Although I suspect the answer to this question may be something along the lines of “popularity is irrelevant; each algorithm has its trade-offs”, I’m interested in a list of popular sorting algorithms used in practice.
I was browsing Wikipedia’s page on sorting algorithms and while there are not that many algorithms listed there, I still don’t see all of them being used. For example, surely selection sort wouldn’t be used in practice since it has a O(n^2)
right? So, which are used in practice a lot?
6
First, read What are the criteria for choosing a sort algorithm? We’ll wait.
Are you done reading? OK. By way of answering your actual question, Microsoft chose an “unstable” quicksort algorithm for their Array.Sort()
method. I figure that’s as good an endorsement of a sorting algorithm as any other.
First of all note that sorting is the most heavily studied problem in CS. And for good reason. At one point the majority of all computer time went into sorting. Hash lookups likely exceed that today, but I would expect that sorting is still in the top 2 productive uses of CPU time. (If you’re dealing with big data sets, it is almost certainly #1.)
Therefore there are a lot of sorting algorithms, and people have studied exactly when each is best. Anything you can think of from the cost of a branch misprediction to the speed of accessing different kinds of data storage has been heavily analyzed. People have tried a ton of sorts and found useful roles for them. Yes, even selection sort.
For small lists, quicksort was long the favorite. These days Timsort is gaining popularity (used by default in Python and Java). Many, many other sorting algorithms have been used, and in general whatever is the default in your language will not prove to be a bottleneck.
For large data sets, the clear winner is merge sort. Its ability to stream data (which works well with large disks), ease of parallelization, and lack of hot spots give it a huge boost. Of course there are many details that you need to figure out. And so there are many different specific sorts that are used, but under the hood the good ones are overwhelmingly based on merge sort.

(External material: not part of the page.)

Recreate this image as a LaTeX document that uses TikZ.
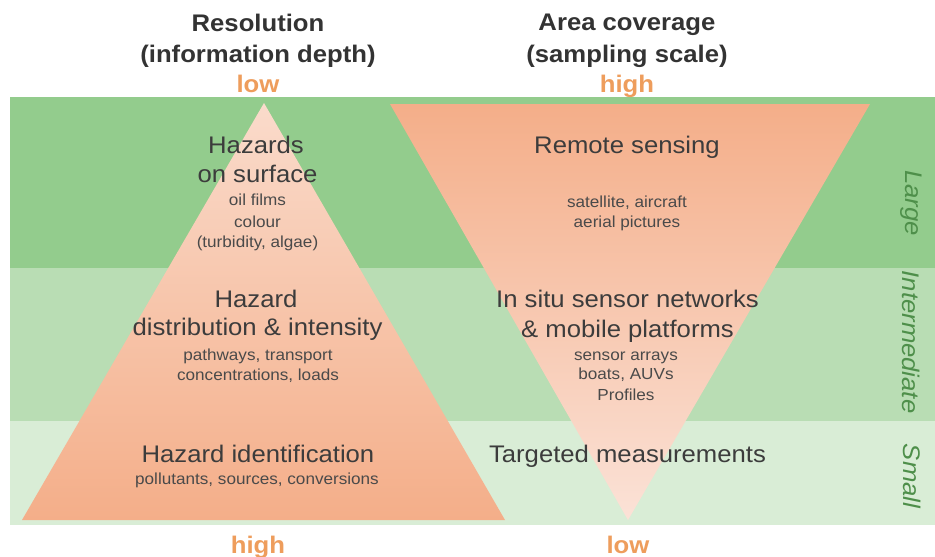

See http://sortbenchmark.org/ for a picture of what is possible at the high end, and descriptions of how they do it.
Every serious programming language has built in sorting algorithms. For small lists you should just use that and you’ll be fine. If your data is larger, just use the Unix sort utility (which, for large data, will be a merge sort under the hood). If your data is so big that it needs to be parallelized, you should find something pre-built for your use case. (MapReduce frameworks use sort internally, so Hadoop is often “good enough”.) If you have some other custom need not met by those three use cases, my experience says that you’ll likely be implementing some variation on a merge sort.
1
The typical default sort implementation for most of the languages I’ve used is either Mergesort or Quicksort. Python and increasingly some other languages use Timsort which is a Mergesort that looks for preordered chunks to speed up the sort. Typically Mergesort would be picked if your worst case is important but your space isn’t and Quicksort if the reverse is true.
You’re going to only see a fairly small subset not just because of the time and space complexities but also because parallelization favors algorithms that divide and conquer which both Mergesort and Quicksort make use of.
Parallelization opens up new sorts though like the Bitonic Sort which operates in log^2(n) time though the space is nlog^2(n).
1